Однажды Билли притащил откуда-то граммофон. У него была большая коллекция оперных записей – думаю, это его Ондин пристрастил. Оба знали всяких малоизвестных оперных исполнителей, о ком никто и не слышал, и обходили все магазины пластинок в поисках раритетов и частных записей. Хотя больше всех, конечно, любили Марию Каллас. Они всегда говорили, как же это здорово, что она не бережет свой голос, не сдерживается, ничего не приберегает на завтра. Они узнавали в этом себя. Когда они распинались о ней, я думал о Фредди Херко, как он танцевал, танцевал, танцевал, пока с ног не падал. Амфетаминщики убежденно шли до самого конца – пой, пока не задохнешься, танцуй, пока не упадешь, причесывайся, пока руку не вывихнешь.

Оперные записи в «Фабрике» смешались с пластинками, под которые я работал, и часто, пока звучала опера, я включал радио, и хиты вроде Sugar Shack, или Blue Velvet, или Louie, Louie – или что там было – растворялись в ариях.

***

Это из-за Билли вся «Фабрика» была в серебре. Он покрыл стены и трубы фольгой разного типа – кое-где обычной оловянной, а кое-где майларом. Покупал банки серебрянки и все ею опрыскивал, вплоть до туалетного бачка.

Почему он так любил серебро, я не знаю. Наверное, это из-за амфетамина – в конечном счете все к нему сводилось. Но было здорово, самое время для серебра. Оно символизировало будущее, такое космическое (у астронавтов костюмы были серебряные – Шепард, Гриссом и Гленн уже свое дело сделали, и оборудование у них было серебристое). И оно же было прошлым – серебряный экран, фото голливудских актрис в серебряных рамках.

И, наверное, в первую очередь серебро означало нарциссизм – из него делались зеркала.

Билли обожал отражающие поверхности – он повсюду вставлял осколочки зеркал, везде их приклеивал.

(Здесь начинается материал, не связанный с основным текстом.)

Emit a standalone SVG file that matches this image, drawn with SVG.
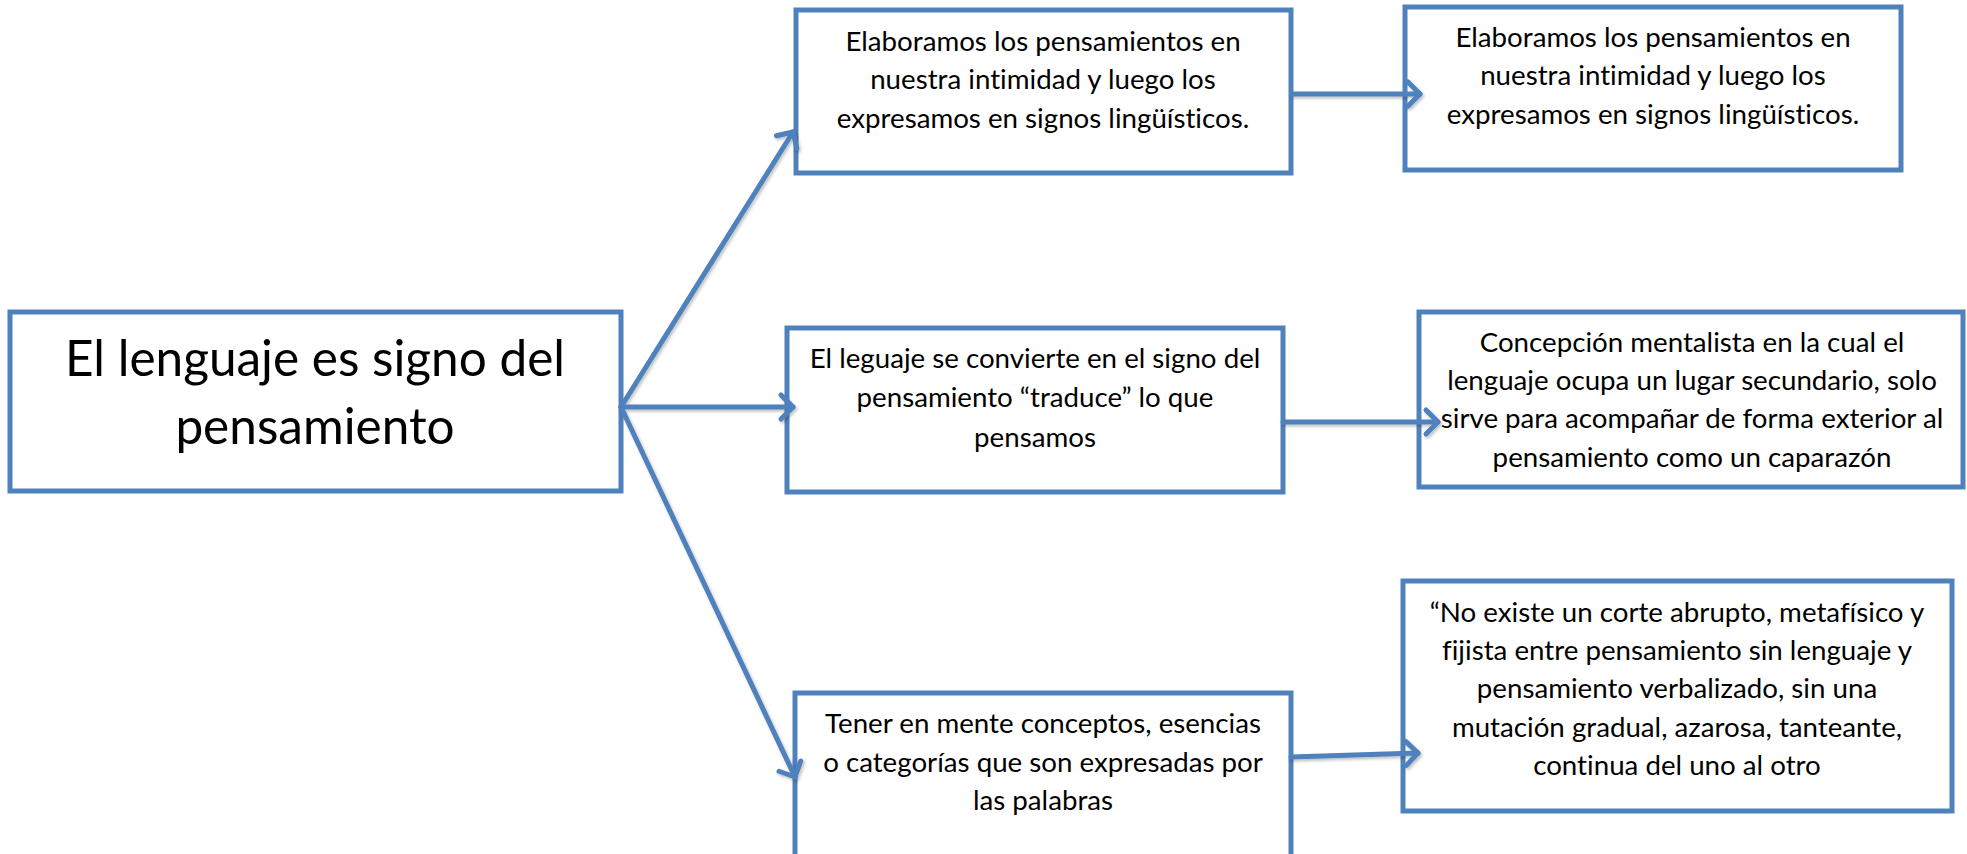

Это все была амфетаминовая активность, но Билли каким-то удивительным образом умел сообщать атмосферу и тем, кто не принимал наркотики, – обычно создаваемое на «спидах» только самим наркоманам и может понравиться. Но сделанное Билли наркотиками не ограничивалось. Помимо снятых там фильмов, ничто не передавало стиль и атмосферу «Фабрики» лучше, чем сделанные Билли фотографии.

Зеркала были не только декором. Их вовсю использовали, прихорашиваясь для вечеринок. Билли особенно много времени проводил смотрясь в них. Устанавливал их так, чтобы можно было видеть собственное лицо и фигуру под любым углом. Он же был из балетных, поэтому любил ловить движение.